To bridge the gap between vision and language modalities, Multimodal Large Language Models (MLLMs) usually learn an adapter that converts visual inputs to understandable tokens for Large Language Models (LLMs). However, most adapters generate consistent visual tokens, regardless of the specific objects of interest mentioned in the prompt. Since these adapters distribute equal attention to every detail in the image and focus on the entire scene, they may increase the cognitive load for LLMs, particularly when processing complex scenes. To alleviate this problem, we propose prompt-aware adapters. These adapters are designed with the capability to dynamically embed visual inputs based on the specific focus of the prompt. Specifically, prompt-aware adapters utilize both global and local textual features to capture the most relevant visual clues from the prompt at both coarse and fine granularity levels. This approach significantly enhances the ability of LLMs to understand and interpret visual content. Experiments on various visual question answering tasks, such as counting and position reasoning, demonstrate the effectiveness of prompt-aware adapters.
Paper Structure (21 sections, 6 equations, 26 figures, 14 tables)

This paper contains 21 sections, 6 equations, 26 figures, 14 tables.

Figures (26)

  • Figure 1: Illustration comparing prompt-unaware and prompt-aware adapters. Left: Prompt-unaware adapter treats visual patches as a kind of words and directly converts these patches into "readable" tokens for LLMs, without considering the specific objects of interest.
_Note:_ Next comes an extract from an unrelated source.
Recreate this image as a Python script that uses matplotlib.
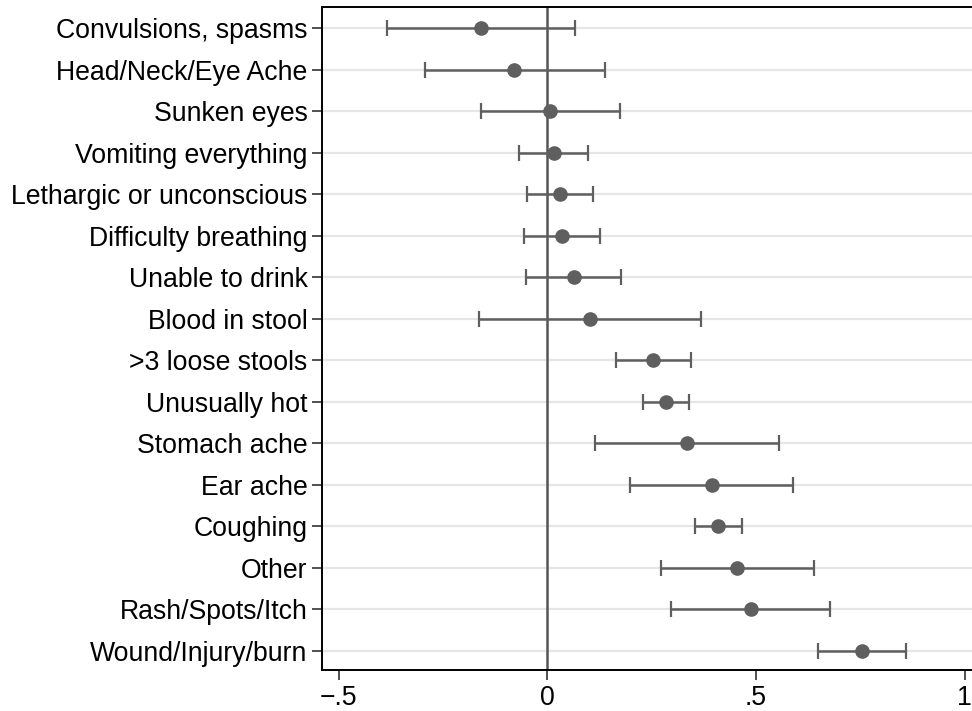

In this case, whether the question involves "pool" or "drinks," they consistently generate the same tokens and allocate equal attention to every detail in the scene, which may increase the cognitive load for LLMs. Right: Prompt-aware adapter leverages prompts to collect the most relevant visual clues and generate adaptive tokes, thus enhancing the ability of LLMs to understand and interpret visual content.
  • Figure 2: Illustration comparing the cross-attention (left) and proposed (right) adapters. (a) Methods like VisionLLM wang2023visionllm and Flamingo alayrac2022flamingo utilize text features as queries and visual features as keys and values in cross-attention. It assumes that each word in the prompt corresponds to specific regions. The number of converted visual tokens is equal to that of text features. (b) InstructBLIP dai2024instructblip first injects prompt information into learnable queries via self-attention, and then employs cross-attention. It assumes that each query in the learnable queries corresponds to specific regions. The number of converted visual tokens is equal to that of learnable queries. (c) Our adapter comprises global and local attention components. Due to the new attention calculation mechanism used in local attention, the number of converted visual tokens remains unchanged.
  • Figure 3: Illustration of the proposed prompt-aware adapter. The adapter consists of a global attention component and a local attention component. The global attention, integrated into the visual encoder, is designed to capture coarse-grained, prompt-related visual perceptions. Meanwhile, the local attention focuses on refining responses to specific, fine-grained regions of interest.
  • Figure 4: Visualization of prompt-aware global and local attention. Global attention spans the entire prompt content, while local attention concentrates predominantly on the specific object in question.
  • Figure 5: Qualitative results of the proposed method on diverse perception and cognition tasks.